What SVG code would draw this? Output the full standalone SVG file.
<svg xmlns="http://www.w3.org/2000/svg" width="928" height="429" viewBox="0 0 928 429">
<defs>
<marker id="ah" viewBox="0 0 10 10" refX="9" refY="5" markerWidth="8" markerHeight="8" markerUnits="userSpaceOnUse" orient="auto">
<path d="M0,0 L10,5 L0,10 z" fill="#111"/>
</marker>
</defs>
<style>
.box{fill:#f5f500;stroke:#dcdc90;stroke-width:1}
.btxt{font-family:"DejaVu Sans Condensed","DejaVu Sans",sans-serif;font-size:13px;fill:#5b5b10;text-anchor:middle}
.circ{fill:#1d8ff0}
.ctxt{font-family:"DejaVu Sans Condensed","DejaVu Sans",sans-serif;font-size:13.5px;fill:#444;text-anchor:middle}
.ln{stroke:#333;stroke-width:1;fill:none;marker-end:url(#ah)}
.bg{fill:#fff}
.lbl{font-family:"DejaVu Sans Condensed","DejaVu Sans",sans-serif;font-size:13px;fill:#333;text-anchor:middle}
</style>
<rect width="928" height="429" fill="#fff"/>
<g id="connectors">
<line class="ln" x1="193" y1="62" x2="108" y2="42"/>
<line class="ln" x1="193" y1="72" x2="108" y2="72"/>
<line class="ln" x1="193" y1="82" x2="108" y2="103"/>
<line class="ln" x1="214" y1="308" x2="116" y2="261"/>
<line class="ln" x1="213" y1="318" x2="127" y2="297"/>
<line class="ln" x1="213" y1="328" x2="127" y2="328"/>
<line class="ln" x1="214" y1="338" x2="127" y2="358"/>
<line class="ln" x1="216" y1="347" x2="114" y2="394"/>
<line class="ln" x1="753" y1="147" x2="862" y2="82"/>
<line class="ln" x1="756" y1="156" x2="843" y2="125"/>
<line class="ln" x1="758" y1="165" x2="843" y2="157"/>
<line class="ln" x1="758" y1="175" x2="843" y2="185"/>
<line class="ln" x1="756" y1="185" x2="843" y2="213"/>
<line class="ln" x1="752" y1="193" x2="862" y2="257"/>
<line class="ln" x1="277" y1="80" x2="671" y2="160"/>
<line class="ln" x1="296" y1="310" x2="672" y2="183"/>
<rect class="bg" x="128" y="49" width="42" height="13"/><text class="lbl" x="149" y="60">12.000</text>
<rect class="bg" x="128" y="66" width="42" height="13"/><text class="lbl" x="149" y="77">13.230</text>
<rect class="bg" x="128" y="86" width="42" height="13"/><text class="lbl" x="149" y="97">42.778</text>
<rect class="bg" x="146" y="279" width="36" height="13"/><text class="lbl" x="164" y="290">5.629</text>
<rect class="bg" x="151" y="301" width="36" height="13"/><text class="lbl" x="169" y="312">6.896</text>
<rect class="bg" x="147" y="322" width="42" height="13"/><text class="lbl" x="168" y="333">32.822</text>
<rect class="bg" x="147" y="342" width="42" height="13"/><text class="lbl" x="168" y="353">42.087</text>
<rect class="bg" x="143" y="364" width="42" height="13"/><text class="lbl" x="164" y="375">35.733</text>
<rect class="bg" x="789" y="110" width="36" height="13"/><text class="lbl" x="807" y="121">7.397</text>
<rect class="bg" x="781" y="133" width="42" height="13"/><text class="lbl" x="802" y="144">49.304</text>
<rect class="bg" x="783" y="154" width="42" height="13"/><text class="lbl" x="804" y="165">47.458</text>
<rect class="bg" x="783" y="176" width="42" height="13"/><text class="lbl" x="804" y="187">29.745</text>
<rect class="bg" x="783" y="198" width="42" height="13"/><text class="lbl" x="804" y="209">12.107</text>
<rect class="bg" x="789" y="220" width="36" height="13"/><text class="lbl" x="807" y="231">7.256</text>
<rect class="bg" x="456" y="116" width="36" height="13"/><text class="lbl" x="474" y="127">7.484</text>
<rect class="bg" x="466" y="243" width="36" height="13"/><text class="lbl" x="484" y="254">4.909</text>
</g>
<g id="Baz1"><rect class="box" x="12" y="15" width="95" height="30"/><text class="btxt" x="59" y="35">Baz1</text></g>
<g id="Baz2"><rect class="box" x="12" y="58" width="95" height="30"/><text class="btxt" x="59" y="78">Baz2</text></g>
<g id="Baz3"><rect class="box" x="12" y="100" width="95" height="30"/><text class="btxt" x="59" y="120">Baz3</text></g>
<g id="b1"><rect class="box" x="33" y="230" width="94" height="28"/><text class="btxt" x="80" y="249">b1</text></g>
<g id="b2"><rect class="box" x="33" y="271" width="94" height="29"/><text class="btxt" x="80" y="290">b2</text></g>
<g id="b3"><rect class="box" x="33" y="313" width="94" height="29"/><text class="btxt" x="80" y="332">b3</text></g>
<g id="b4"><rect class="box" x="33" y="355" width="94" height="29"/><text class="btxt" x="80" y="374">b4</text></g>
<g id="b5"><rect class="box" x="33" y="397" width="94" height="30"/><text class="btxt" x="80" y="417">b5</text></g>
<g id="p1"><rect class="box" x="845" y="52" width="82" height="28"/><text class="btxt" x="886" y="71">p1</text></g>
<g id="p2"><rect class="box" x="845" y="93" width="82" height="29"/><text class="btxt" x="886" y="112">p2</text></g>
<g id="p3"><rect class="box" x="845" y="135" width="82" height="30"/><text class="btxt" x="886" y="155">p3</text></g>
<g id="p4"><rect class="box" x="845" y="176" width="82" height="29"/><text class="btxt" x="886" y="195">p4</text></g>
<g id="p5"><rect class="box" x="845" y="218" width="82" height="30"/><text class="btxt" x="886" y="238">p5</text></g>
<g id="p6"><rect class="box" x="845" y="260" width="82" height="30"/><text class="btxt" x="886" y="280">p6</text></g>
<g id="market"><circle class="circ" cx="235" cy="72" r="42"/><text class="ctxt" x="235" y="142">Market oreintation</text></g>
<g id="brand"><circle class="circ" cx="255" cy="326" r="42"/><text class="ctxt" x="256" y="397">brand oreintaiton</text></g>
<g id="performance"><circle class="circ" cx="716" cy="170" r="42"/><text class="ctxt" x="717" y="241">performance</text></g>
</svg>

> _What is required_: Repeat the data above exactly.

> _Completed task_:
What SVG code would draw this? Output the full standalone SVG file.
<svg xmlns="http://www.w3.org/2000/svg" width="928" height="429" viewBox="0 0 928 429">
<defs>
<marker id="ah" viewBox="0 0 10 10" refX="9" refY="5" markerWidth="8" markerHeight="8" markerUnits="userSpaceOnUse" orient="auto">
<path d="M0,0 L10,5 L0,10 z" fill="#111"/>
</marker>
</defs>
<style>
.box{fill:#f5f500;stroke:#dcdc90;stroke-width:1}
.btxt{font-family:"DejaVu Sans Condensed","DejaVu Sans",sans-serif;font-size:13px;fill:#5b5b10;text-anchor:middle}
.circ{fill:#1d8ff0}
.ctxt{font-family:"DejaVu Sans Condensed","DejaVu Sans",sans-serif;font-size:13.5px;fill:#444;text-anchor:middle}
.ln{stroke:#333;stroke-width:1;fill:none;marker-end:url(#ah)}
.bg{fill:#fff}
.lbl{font-family:"DejaVu Sans Condensed","DejaVu Sans",sans-serif;font-size:13px;fill:#333;text-anchor:middle}
</style>
<rect width="928" height="429" fill="#fff"/>
<g id="connectors">
<line class="ln" x1="193" y1="62" x2="108" y2="42"/>
<line class="ln" x1="193" y1="72" x2="108" y2="72"/>
<line class="ln" x1="193" y1="82" x2="108" y2="103"/>
<line class="ln" x1="214" y1="308" x2="116" y2="261"/>
<line class="ln" x1="213" y1="318" x2="127" y2="297"/>
<line class="ln" x1="213" y1="328" x2="127" y2="328"/>
<line class="ln" x1="214" y1="338" x2="127" y2="358"/>
<line class="ln" x1="216" y1="347" x2="114" y2="394"/>
<line class="ln" x1="753" y1="147" x2="862" y2="82"/>
<line class="ln" x1="756" y1="156" x2="843" y2="125"/>
<line class="ln" x1="758" y1="165" x2="843" y2="157"/>
<line class="ln" x1="758" y1="175" x2="843" y2="185"/>
<line class="ln" x1="756" y1="185" x2="843" y2="213"/>
<line class="ln" x1="752" y1="193" x2="862" y2="257"/>
<line class="ln" x1="277" y1="80" x2="671" y2="160"/>
<line class="ln" x1="296" y1="310" x2="672" y2="183"/>
<rect class="bg" x="128" y="49" width="42" height="13"/><text class="lbl" x="149" y="60">12.000</text>
<rect class="bg" x="128" y="66" width="42" height="13"/><text class="lbl" x="149" y="77">13.230</text>
<rect class="bg" x="128" y="86" width="42" height="13"/><text class="lbl" x="149" y="97">42.778</text>
<rect class="bg" x="146" y="279" width="36" height="13"/><text class="lbl" x="164" y="290">5.629</text>
<rect class="bg" x="151" y="301" width="36" height="13"/><text class="lbl" x="169" y="312">6.896</text>
<rect class="bg" x="147" y="322" width="42" height="13"/><text class="lbl" x="168" y="333">32.822</text>
<rect class="bg" x="147" y="342" width="42" height="13"/><text class="lbl" x="168" y="353">42.087</text>
<rect class="bg" x="143" y="364" width="42" height="13"/><text class="lbl" x="164" y="375">35.733</text>
<rect class="bg" x="789" y="110" width="36" height="13"/><text class="lbl" x="807" y="121">7.397</text>
<rect class="bg" x="781" y="133" width="42" height="13"/><text class="lbl" x="802" y="144">49.304</text>
<rect class="bg" x="783" y="154" width="42" height="13"/><text class="lbl" x="804" y="165">47.458</text>
<rect class="bg" x="783" y="176" width="42" height="13"/><text class="lbl" x="804" y="187">29.745</text>
<rect class="bg" x="783" y="198" width="42" height="13"/><text class="lbl" x="804" y="209">12.107</text>
<rect class="bg" x="789" y="220" width="36" height="13"/><text class="lbl" x="807" y="231">7.256</text>
<rect class="bg" x="456" y="116" width="36" height="13"/><text class="lbl" x="474" y="127">7.484</text>
<rect class="bg" x="466" y="243" width="36" height="13"/><text class="lbl" x="484" y="254">4.909</text>
</g>
<g id="Baz1"><rect class="box" x="12" y="15" width="95" height="30"/><text class="btxt" x="59" y="35">Baz1</text></g>
<g id="Baz2"><rect class="box" x="12" y="58" width="95" height="30"/><text class="btxt" x="59" y="78">Baz2</text></g>
<g id="Baz3"><rect class="box" x="12" y="100" width="95" height="30"/><text class="btxt" x="59" y="120">Baz3</text></g>
<g id="b1"><rect class="box" x="33" y="230" width="94" height="28"/><text class="btxt" x="80" y="249">b1</text></g>
<g id="b2"><rect class="box" x="33" y="271" width="94" height="29"/><text class="btxt" x="80" y="290">b2</text></g>
<g id="b3"><rect class="box" x="33" y="313" width="94" height="29"/><text class="btxt" x="80" y="332">b3</text></g>
<g id="b4"><rect class="box" x="33" y="355" width="94" height="29"/><text class="btxt" x="80" y="374">b4</text></g>
<g id="b5"><rect class="box" x="33" y="397" width="94" height="30"/><text class="btxt" x="80" y="417">b5</text></g>
<g id="p1"><rect class="box" x="845" y="52" width="82" height="28"/><text class="btxt" x="886" y="71">p1</text></g>
<g id="p2"><rect class="box" x="845" y="93" width="82" height="29"/><text class="btxt" x="886" y="112">p2</text></g>
<g id="p3"><rect class="box" x="845" y="135" width="82" height="30"/><text class="btxt" x="886" y="155">p3</text></g>
<g id="p4"><rect class="box" x="845" y="176" width="82" height="29"/><text class="btxt" x="886" y="195">p4</text></g>
<g id="p5"><rect class="box" x="845" y="218" width="82" height="30"/><text class="btxt" x="886" y="238">p5</text></g>
<g id="p6"><rect class="box" x="845" y="260" width="82" height="30"/><text class="btxt" x="886" y="280">p6</text></g>
<g id="market"><circle class="circ" cx="235" cy="72" r="42"/><text class="ctxt" x="235" y="142">Market oreintation</text></g>
<g id="brand"><circle class="circ" cx="255" cy="326" r="42"/><text class="ctxt" x="256" y="397">brand oreintaiton</text></g>
<g id="performance"><circle class="circ" cx="716" cy="170" r="42"/><text class="ctxt" x="717" y="241">performance</text></g>
</svg>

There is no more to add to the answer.